Fig.80. -The Graphic Method of finding the Lengths and Angles of Rafters.

Fig. 81. - Plate Cut Of Valleyrafters.

(F.) Backing a hip rafter is illustrated by a, Fig. 82.

The student should understand that as the rafter is measured in the center of the top edge, which is the line of the hip, the corners of the upper edge of the hip will project above the line of the common rafters, leaving a triangular space, as at b, if the plumb height at the plate is the same as that of the common rafters. The process of laying out and beveling the top of a hip rafter, as at a, so that the roof sheeting, or sheathing, will lie perfectly flat, and meet that of the other side of the hip, directly over the line of the hip, as at a, is called backing. The following formula will give the necessary bevel for the backing, or the amount which is to be cut off, and which should be laid off on the top of the rafter; in this case, a half pitch rafter is illustrated.
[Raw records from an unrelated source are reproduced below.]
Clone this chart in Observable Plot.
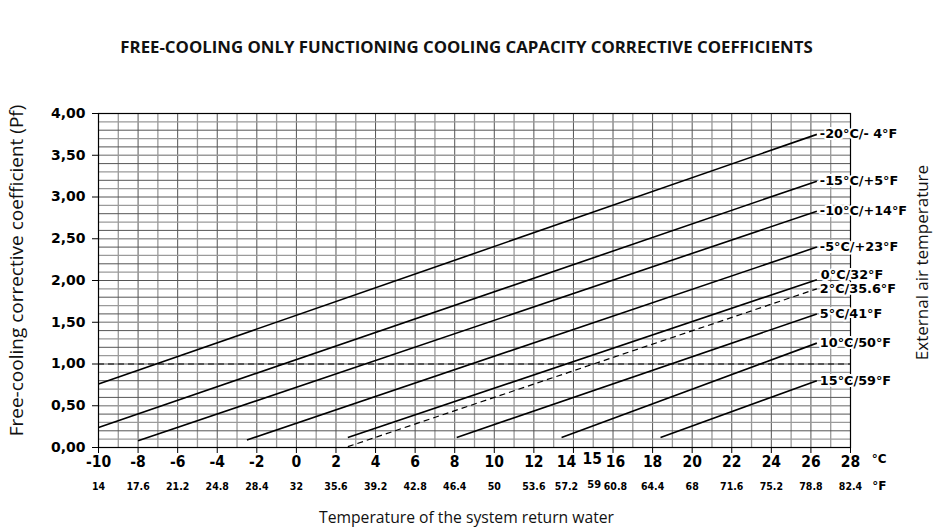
<!DOCTYPE html>
<html>
<head>
<meta charset="utf-8">
<script src="https://cdn.jsdelivr.net/npm/d3@7"></script>
<script src="https://cdn.jsdelivr.net/npm/@observablehq/plot@0.6"></script>
<style>
  html, body { margin: 0; padding: 0; background: #fff; }
  #wrap { width: 933px; height: 531px; position: relative; overflow: hidden; }
  #title { height: 80px; box-sizing: border-box; padding-top: 37px; line-height: 20px;
           text-align: center; font-family: "Open Sans", sans-serif; font-weight: 700;
           font-size: 16.8px; color: #111; white-space: nowrap; }
  svg { display: block; overflow: visible; }
</style>
</head>
<body>
<div id="wrap">
  <div id="title">FREE-COOLING ONLY FUNCTIONING COOLING CAPACITY CORRECTIVE COEFFICIENTS</div>
  <div id="chart"></div>
</div>
<script>
// ---- Data ----
const series = ["-20°C/- 4°F", "-15°C/+5°F", "-10°C/+14°F", "-5°C/+23°F", "0°C/32°F", "2°C/35.6°F", "5°C/41°F", "10°C/50°F", "15°C/59°F"];
const xStart = [-10, -10, -8, -2.5, 2.6, 2.6, 8.1, 13.4, 18.4];
const yStart = [0.76, 0.24, 0.08, 0.09, 0.12, 0.01, 0.12, 0.12, 0.12];
const xEnd   = [26.3, 26.3, 26.3, 26.3, 26.3, 26.3, 26.3, 26.3, 26.3];
const yEnd   = [3.75, 3.19, 2.83, 2.40, 2.01, 1.90, 1.60, 1.25, 0.80];
const dashed = [false, false, false, false, false, true, false, false, false];

const cTicks  = [-10, -8, -6, -4, -2, 0, 2, 4, 6, 8, 10, 12, 14, 16, 18, 20, 22, 24, 26, 28];
const cLabels = ["-10", "-8", "-6", "-4", "-2", "0", "2", "4", "6", "8", "10", "12", "14", "16", "18", "20", "22", "24", "26", "28"];
const fLabels = ["14", "17.6", "21.2", "24.8", "28.4", "32", "35.6", "39.2", "42.8", "46.4", "50", "53.6", "57.2", "60.8", "64.4", "68", "71.6", "75.2", "78.8", "82.4"];
const extraC = [15];
const extraCLabel = ["15"];
const extraFLabel = ["59"];

const yTicks  = [0, 0.5, 1, 1.5, 2, 2.5, 3, 3.5, 4];
const yLabels = ["0,00", "0,50", "1,00", "1,50", "2,00", "2,50", "3,00", "3,50", "4,00"];
const refLine = [1];

// ---- Build table ----
const rows = series.map((name, i) => ({name, x1: xStart[i], y1: yStart[i], x2: xEnd[i], y2: yEnd[i], dashed: dashed[i]}));
const vGrid = d3.range(-10, 29);
const hGrid = d3.range(0, 41).map(i => i / 10);

// labels beside the extra "15" label are nudged apart (as in the original)
const nudge = d => d === 14 ? -0.35 : d === 16 ? 0.12 : 0;

const tickFont = "DejaVu Sans";
const condFont = "DejaVu Sans Condensed";
const labelFont = "Open Sans";

const chart = Plot.plot({
  width: 933,
  height: 451,
  marginTop: 33,
  marginBottom: 84,
  marginLeft: 98,
  marginRight: 83,
  x: {domain: [-10, 28]},
  y: {domain: [0, 4]},
  marks: [
    // grid
    Plot.ruleX(vGrid.filter(v => Math.abs(v) % 2 === 1), {stroke: "#9a9a9a", strokeWidth: 1.3}),
    Plot.ruleX(vGrid.filter(v => v % 2 === 0), {stroke: "#555", strokeWidth: 1}),
    Plot.ruleY(hGrid.filter((v, i) => i % 2 === 1), {stroke: "#9a9a9a", strokeWidth: 1.3}),
    Plot.ruleY(hGrid.filter((v, i) => i % 2 === 0), {stroke: "#555", strokeWidth: 1}),
    Plot.ruleY(refLine, {stroke: "#000", strokeWidth: 1.1, strokeDasharray: "6,4"}),
    Plot.frame({stroke: "#000", strokeWidth: 1.2}),
    // lines
    Plot.link(rows.filter(d => !d.dashed), {x1: "x1", y1: "y1", x2: "x2", y2: "y2", stroke: "#000", strokeWidth: 1.6}),
    Plot.link(rows.filter(d => d.dashed), {x1: "x1", y1: "y1", x2: "x2", y2: "y2", stroke: "#000", strokeWidth: 1.2, strokeDasharray: "6,4"}),
    // line labels
    Plot.text(rows.filter(d => d.name !== "0°C/32°F"), {x: "x2", y: "y2", text: "name", textAnchor: "start", dx: 3,
      fontFamily: tickFont, fontWeight: "bold", fontSize: 12.8, fill: "#000", stroke: "#fff", strokeWidth: 4}),
    Plot.text(rows.filter(d => d.name === "0°C/32°F"), {x: "x2", y: "y2", text: "name", textAnchor: "start", dx: 4, dy: -5,
      fontFamily: tickFont, fontWeight: "bold", fontSize: 12.8, fill: "#000", stroke: "#fff", strokeWidth: 4}),
    // axes
    Plot.axisY({ticks: yTicks, tickFormat: d => yLabels[yTicks.indexOf(d)], tickSize: 6, tickPadding: 7,
      fontFamily: tickFont, fontWeight: "bold", fontSize: 14, label: null, stroke: "#000"}),
    Plot.axisX({ticks: cTicks, tickFormat: () => "", tickSize: 6, label: null, stroke: "#000"}),
    Plot.text(cTicks, {x: d => d + nudge(d), frameAnchor: "bottom", dy: 19, text: (d, i) => cLabels[i],
      fontFamily: condFont, fontWeight: "bold", fontSize: 15.5}),
    Plot.text(extraC, {x: d => d - 0.05, frameAnchor: "bottom", dy: 16, text: (d, i) => extraCLabel[i],
      fontFamily: condFont, fontWeight: "bold", fontSize: 15.5}),
    Plot.text(cTicks, {x: d => d + nudge(d), frameAnchor: "bottom", dy: 42, text: (d, i) => fLabels[i],
      fontFamily: condFont, fontWeight: "bold", fontSize: 10.5}),
    Plot.text(extraC, {x: d => d + 0.05, frameAnchor: "bottom", dy: 40, text: (d, i) => extraFLabel[i],
      fontFamily: condFont, fontWeight: "bold", fontSize: 11}),
    Plot.text(["°C"], {frameAnchor: "bottom-right", dx: 36, dy: 15, text: d => d, fontFamily: tickFont, fontWeight: "bold", fontSize: 12}),
    Plot.text(["°F"], {frameAnchor: "bottom-right", dx: 36, dy: 42, text: d => d, fontFamily: tickFont, fontWeight: "bold", fontSize: 12}),
    // axis titles
    Plot.text(["Free-cooling corrective coefficient (Pf)"], {frameAnchor: "left", textAnchor: "middle", dx: -82, dy: -10, rotate: -90, text: d => d,
      fontFamily: labelFont, fontSize: 19, fill: "#111"}),
    Plot.text(["External air temperature"], {frameAnchor: "right", textAnchor: "middle", dx: 72, dy: -18, rotate: -90, text: d => d,
      fontFamily: labelFont, fontSize: 17, fill: "#111"}),
    Plot.text(["Temperature of the system return water"], {frameAnchor: "bottom", dx: -8, dy: 75, text: d => d,
      fontFamily: labelFont, fontSize: 15.7, fill: "#111"})
  ]
});
document.getElementById("chart").appendChild(chart);
</script>
</body>
</html>
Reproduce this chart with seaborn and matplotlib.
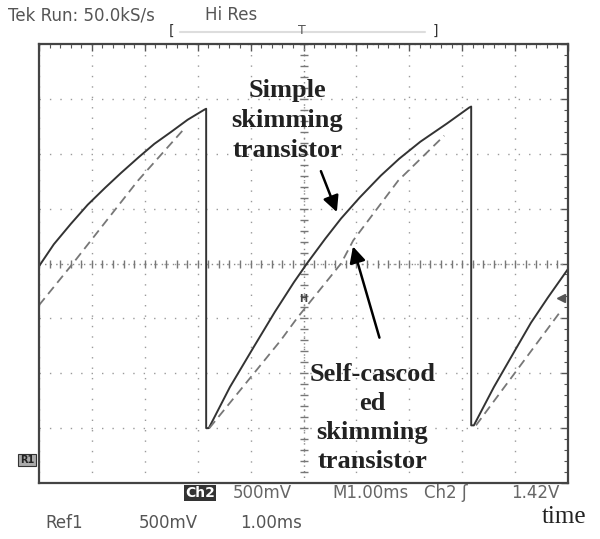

Transfer the distance, a, Fig. 83, to the side of the rafter, as shown at b. The wood between the center of the rafter on the top edge and the distance a on the side should be cut away.

Fig. 82. a, Backed Hip Rafter; b, Square Hip Rafter.

Fig. 83. - Method of laying out the Backing.

B = backing.

R3= run of common rafter.

A = rise of the roof.

Formula 23. B = R3 on Bl., A/2 on To. To. = B.

Hip rafters are rarely hacked upon common work, as there is not enough gained to make it advisable. As a substitute, the plumb height of the rafter at the plate may be shortened a distance equal to the height of the backing (a, Fig. 83), which should be found by the above method. After the rafter is in place, the sheeting may be nailed across to meet that of the other side of the roof. This will leave a triangular hole between the sheeting and the top of the hip rafter, as shown at b of Fig. 82.

This method is perfectly satisfactory for common work, as the nails are driven into the corners of the hip which are flush with the common rafters.